Baboon Word Skills Cause Linguistics Rethink

French baboons have been trained to recognize words of four letters according to researchers. The action isn’t technically reading, but may give some insight into the skills used for language.

The test didn’t involve identifying a word’s meaning, but rather deciphering what was and was not a valid word. The baboons were shown a computer screen display containing four letters. They then had to press a button to indicate whether it was a word or simply nonsense, with a correct answer earning a treat.

There were two parts to the process, carried out at Aix-Marseille University. The first was to train the baboons using a sample collection of words and non-words. They were then tested using four-letter combinations that hadn’t been involved in the training.

This meant they couldn’t simply recognize words, but rather had to use linguistic skills to figure out whether they were looking at a real word or not. To make things a little easier, the non-word selections always had three consonants and one vowel, though not necessarily in that order. It seems most likely that the baboons learned that certain combinations of letters in a particular order were more likely to appear in valid words than in non-words.

As a group, the six participant baboons were correct 75 percent of the time, with the best performer scoring around 90 percent. One of the baboons, Dan, managed to correctly identify 308 words.
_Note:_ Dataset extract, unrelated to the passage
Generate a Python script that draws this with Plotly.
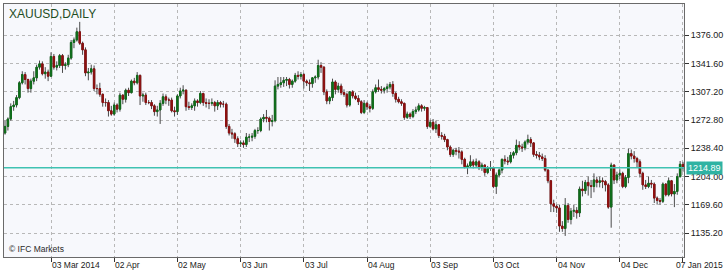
import pandas as pd
import plotly.graph_objects as go

# ---------------- data ----------------
all_days = pd.bdate_range("2014-02-06", "2015-01-07")
dates = [d for d in all_days if d.strftime("%m-%d") not in ("12-25", "01-01")]

open_ = [
    # Feb
    1254,1257,1265,1274,1289,1291,1300,1318,1328,1322,1311,1320,1324,1337,1341,1329,1331,
    # Mar
    1326,1350,1337,1339,1351,1339,1340,1348,1367,1370,1380,1366,1358,1330,1331,1335,1311,1311,1304,1294,1294,
    # Apr
    1284,1280,1291,1286,1303,1298,1309,1306,1320,1318,1327,1302,1303,1294,1294,1290,1283,1285,1293,1301,1297,1297,
    # May
    1284,1283,1302,1308,1309,1289,1288,1290,1296,1294,1305,1294,1293,1293,1294,1290,1294,1292,1292,1265,1257,1256,
    # Jun
    1250,1244,1245,1243,1252,1252,1253,1260,1260,1274,1276,1275,1271,1272,1314,1316,1318,1321,1322,1316,1320,
    # Jul
    1327,1326,1328,1320,1318,1317,1324,1325,1339,1337,1307,1296,1300,1319,1310,1314,1306,1304,1291,1307,1302,1299,1295,
    # Aug
    1282,1293,1289,1287,1307,1312,1310,1309,1311,1313,1316,1305,1298,1295,1293,1276,1280,1277,1283,1285,1290,
    # Sep
    1287,1288,1265,1270,1262,1267,1254,1253,1249,1240,1231,1236,1235,1234,1225,1216,1217,1222,1218,1222,1215,1218,
    # Oct
    1209,1214,1215,1192,1206,1212,1225,1223,1222,1230,1233,1242,1240,1239,1246,1249,1245,1231,1230,1228,1226,1212,1199,
    # Nov
    1171,1168,1166,1144,1141,1169,1152,1162,1163,1160,1189,1187,1197,1193,1192,1200,1197,1199,1198,1194,
    # Dec
    1167,1218,1200,1206,1208,1192,1203,1232,1229,1226,1222,1208,1194,1192,1196,1195,1178,1175,1174,1195,1182,1199,
    # Jan
    1183,1186,1204,1219,
]
high = [
    1260,1272,1276,1293,1296,1303,1320,1332,1331,1323,1323,1332,1340,1345,1344,1337,1334,
    1355,1353,1344,1353,1353,1343,1352,1370,1373,1385,1392,1368,1361,1336,1340,1339,1316,1318,1305,1299,1297,
    1290,1294,1293,1306,1304,1311,1312,1322,1324,1331,1328,1306,1306,1297,1297,1292,1290,1297,1305,1304,1300,1300,
    1289,1304,1312,1315,1310,1295,1293,1299,1298,1308,1306,1299,1298,1299,1296,1297,1296,1296,1294,1268,1262,1258,
    1253,1248,1248,1257,1256,1257,1262,1264,1276,1280,1285,1277,1279,1321,1325,1325,1325,1325,1324,1322,1330,
    1332,1331,1330,1322,1322,1325,1327,1346,1343,1338,1310,1302,1323,1321,1318,1317,1310,1306,1308,1309,1306,1303,1297,
    1297,1295,1292,1310,1316,1322,1314,1313,1317,1319,1320,1307,1301,1298,1294,1283,1282,1286,1289,1293,1292,
    1290,1288,1273,1274,1272,1268,1258,1256,1250,1242,1238,1239,1240,1236,1227,1220,1230,1225,1226,1224,1221,1219,
    1217,1223,1216,1209,1214,1226,1230,1228,1234,1235,1249,1247,1244,1248,1255,1252,1246,1235,1234,1232,1230,1213,1200,
    1176,1170,1170,1150,1178,1172,1166,1170,1167,1192,1199,1200,1204,1200,1208,1204,1204,1203,1200,1196,
    1221,1219,1210,1213,1210,1206,1238,1237,1235,1228,1225,1210,1200,1204,1200,1197,1180,1178,1197,1196,1203,1200,
    1195,1208,1223,1222,
]
low = [
    1250,1255,1260,1272,1284,1288,1298,1316,1316,1306,1306,1316,1320,1334,1327,1323,1320,
    1325,1334,1333,1336,1330,1334,1337,1346,1360,1368,1364,1352,1326,1321,1328,1308,1304,1301,1289,1289,1277,
    1278,1278,1282,1283,1292,1294,1302,1305,1315,1316,1291,1295,1291,1292,1286,1278,1277,1268,1290,1292,1290,1282,
    1277,1279,1299,1304,1284,1285,1285,1284,1289,1292,1290,1288,1286,1290,1283,1285,1288,1288,1262,1254,1250,1245,
    1240,1240,1239,1240,1246,1247,1250,1256,1258,1270,1270,1260,1265,1270,1310,1312,1313,1314,1311,1312,1318,
    1322,1322,1311,1314,1308,1312,1318,1322,1330,1303,1292,1292,1296,1304,1306,1303,1301,1288,1289,1299,1297,1291,1280,
    1280,1285,1282,1285,1305,1307,1305,1305,1306,1310,1301,1294,1293,1290,1273,1274,1274,1275,1280,1283,1283,
    1284,1262,1263,1260,1257,1251,1249,1246,1236,1228,1228,1230,1226,1219,1214,1207,1215,1214,1215,1212,1211,1205,
    1207,1211,1190,1183,1203,1208,1219,1218,1220,1226,1230,1236,1234,1236,1243,1240,1228,1226,1224,1223,1210,1196,1161,
    1161,1160,1137,1137,1132,1148,1146,1155,1153,1155,1180,1183,1181,1178,1185,1191,1191,1190,1186,1165,
    1142,1195,1196,1201,1190,1190,1196,1225,1221,1215,1203,1188,1189,1190,1190,1172,1170,1170,1172,1180,1180,1180,
    1167,1182,1203,1210,
]
close = [
    1257,1265,1274,1289,1291,1300,1318,1328,1322,1311,1320,1324,1337,1341,1329,1331,1326,
    1350,1337,1339,1351,1339,1340,1348,1367,1370,1380,1366,1358,1330,1331,1335,1311,1311,1304,1294,1294,1284,
    1280,1291,1286,1303,1298,1309,1306,1320,1318,1327,1302,1303,1294,1294,1290,1283,1285,1293,1301,1297,1297,1284,
    1283,1302,1308,1309,1289,1288,1290,1296,1294,1305,1294,1293,1293,1294,1290,1294,1292,1292,1265,1257,1256,1250,
    1244,1245,1243,1252,1252,1253,1260,1260,1274,1276,1275,1271,1272,1314,1316,1318,1321,1322,1316,1320,1327,
    1326,1328,1320,1318,1317,1324,1325,1339,1337,1307,1296,1300,1319,1310,1314,1306,1304,1291,1307,1302,1299,1295,1282,
    1293,1289,1287,1307,1312,1310,1309,1311,1313,1316,1305,1298,1295,1293,1276,1280,1277,1283,1285,1290,1287,
    1288,1265,1270,1262,1267,1254,1253,1249,1240,1231,1236,1235,1234,1225,1216,1217,1222,1218,1222,1215,1218,1209,
    1214,1215,1192,1206,1212,1225,1223,1222,1230,1233,1242,1240,1239,1246,1249,1245,1231,1230,1228,1226,1212,1199,1171,
    1168,1166,1144,1141,1169,1152,1162,1163,1160,1189,1187,1197,1193,1192,1200,1197,1199,1198,1194,1167,
    1218,1200,1206,1208,1192,1203,1232,1229,1226,1222,1208,1194,1192,1196,1195,1178,1175,1174,1195,1182,1199,1183,
    1186,1204,1219,1214.89,
]

tick_dates = ["2014-03-03", "2014-04-02", "2014-05-02", "2014-06-03", "2014-07-03", "2014-08-04",
              "2014-09-03", "2014-10-03", "2014-11-04", "2014-12-04", "2015-01-07"]
tick_text = ["03 Mar 2014", "02 Apr", "02 May", "03 Jun", "03 Jul", "04 Aug",
             "03 Sep", "03 Oct", "04 Nov", "04 Dec", "07 Jan 2015"]
price_ticks = [1135.20, 1169.60, 1204.00, 1238.40, 1272.80, 1307.20, 1341.60, 1376.00]

# ---------------- figure ----------------
n = min(len(dates), len(open_), len(high), len(low), len(close))
xs = list(range(n))
date_idx = {d.strftime("%Y-%m-%d"): i for i, d in enumerate(dates)}
tick_idx = [date_idx[d] for d in tick_dates]

body_hi = [max(o, c) for o, c in zip(open_[:n], close[:n])]
body_lo = [min(o, c) for o, c in zip(open_[:n], close[:n])]

WICK = "#4a4a4a"
UP = "#0f6e1a"
DOWN = "#8e1010"
TEAL = "#3fc2b2"
FONT = "Liberation Sans, Arial, sans-serif"

fig = go.Figure()
fig.add_trace(go.Candlestick(
    x=xs, open=open_[:n], high=high[:n], low=low[:n], close=close[:n],
    increasing=dict(line=dict(color=WICK, width=1), fillcolor=WICK),
    decreasing=dict(line=dict(color=WICK, width=1), fillcolor=WICK),
    whiskerwidth=0, showlegend=False, hoverinfo="skip"))
fig.add_trace(go.Candlestick(
    x=xs, open=open_[:n], high=body_hi, low=body_lo, close=close[:n],
    increasing=dict(line=dict(color=UP, width=1), fillcolor=UP),
    decreasing=dict(line=dict(color=DOWN, width=1), fillcolor=DOWN),
    whiskerwidth=0, showlegend=False, hoverinfo="skip"))

last = close[n - 1]
fig.add_hline(y=last, line=dict(color=TEAL, width=1.5))

fig.update_layout(
    width=725, height=272,
    margin=dict(l=4, r=41, t=4, b=15, pad=0),
    paper_bgcolor="white", plot_bgcolor="#f7f8fc",
    font=dict(family=FONT, size=9, color="#1a1a1a"),
    xaxis=dict(
        range=[0.64, 237.35], rangeslider=dict(visible=False),
        tickmode="array", tickvals=tick_idx, showticklabels=False,
        ticks="outside", ticklen=4, tickcolor="#333",
        showgrid=True, gridcolor="#b8b8b8", griddash="dot", gridwidth=1,
        showline=True, linecolor="#6a6a6a", linewidth=1, mirror=True,
        zeroline=False, automargin=False, fixedrange=True),
    yaxis=dict(
        side="right", range=[1106.4, 1413.7],
        tickmode="array", tickvals=price_ticks,
        ticktext=[f"{v:.2f}" for v in price_ticks],
        ticks="outside", ticklen=4, tickcolor="#333",
        tickfont=dict(family=FONT, size=9, color="#1a1a1a"),
        showgrid=True, gridcolor="#b8b8b8", griddash="dot", gridwidth=1,
        showline=True, linecolor="#6a6a6a", linewidth=1, mirror=True,
        zeroline=False, automargin=False, fixedrange=True),
)

for k, (xi, txt) in enumerate(zip(tick_idx, tick_text)):
    if k == len(tick_idx) - 1:
        fig.add_annotation(x=1, xref="paper", y=-0.032, yref="paper", text=txt,
                           showarrow=False, xanchor="right", yanchor="middle", xshift=41,
                           font=dict(family=FONT, size=8.5, color="#1a1a1a"))
    else:
        fig.add_annotation(x=xi, xref="x", y=-0.032, yref="paper", text=txt,
                           showarrow=False, xanchor="left", yanchor="middle", xshift=-1,
                           font=dict(family=FONT, size=8.5, color="#1a1a1a"))

fig.add_annotation(x=1, xref="paper", y=last, yref="y", text=f"{last:.2f}",
                   showarrow=False, xanchor="left", yanchor="middle", xshift=2,
                   bgcolor="#2fb3a3", borderpad=1,
                   font=dict(family=FONT, size=9, color="white"))

fig.add_annotation(x=0.004, xref="paper", y=0.995, yref="paper", text="XAUUSD,DAILY",
                   showarrow=False, xanchor="left", yanchor="top",
                   font=dict(family=FONT, size=12, color="#1f4d1f"))
fig.add_annotation(x=0.004, xref="paper", y=0.005, yref="paper", text="© IFC Markets",
                   showarrow=False, xanchor="left", yanchor="bottom",
                   font=dict(family=FONT, size=8.5, color="#2a2a2a"))

fig.write_html("out.html")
The results are surprising as baboons don’t have language capabilities as we understand them in humans, and it had previously been thought that the types of skills needed to carry out such as task only evolved with humans.

One theory is that reading isn’t entirely controlled by the “language” areas of the brain, and that it instead also uses a part of the brain known as the “visual word form area”, which recognizes the shape of words. It may be that baboons developed this part of the brain for other users such as quickly recognizing the shapes of objects in the wild such as trees.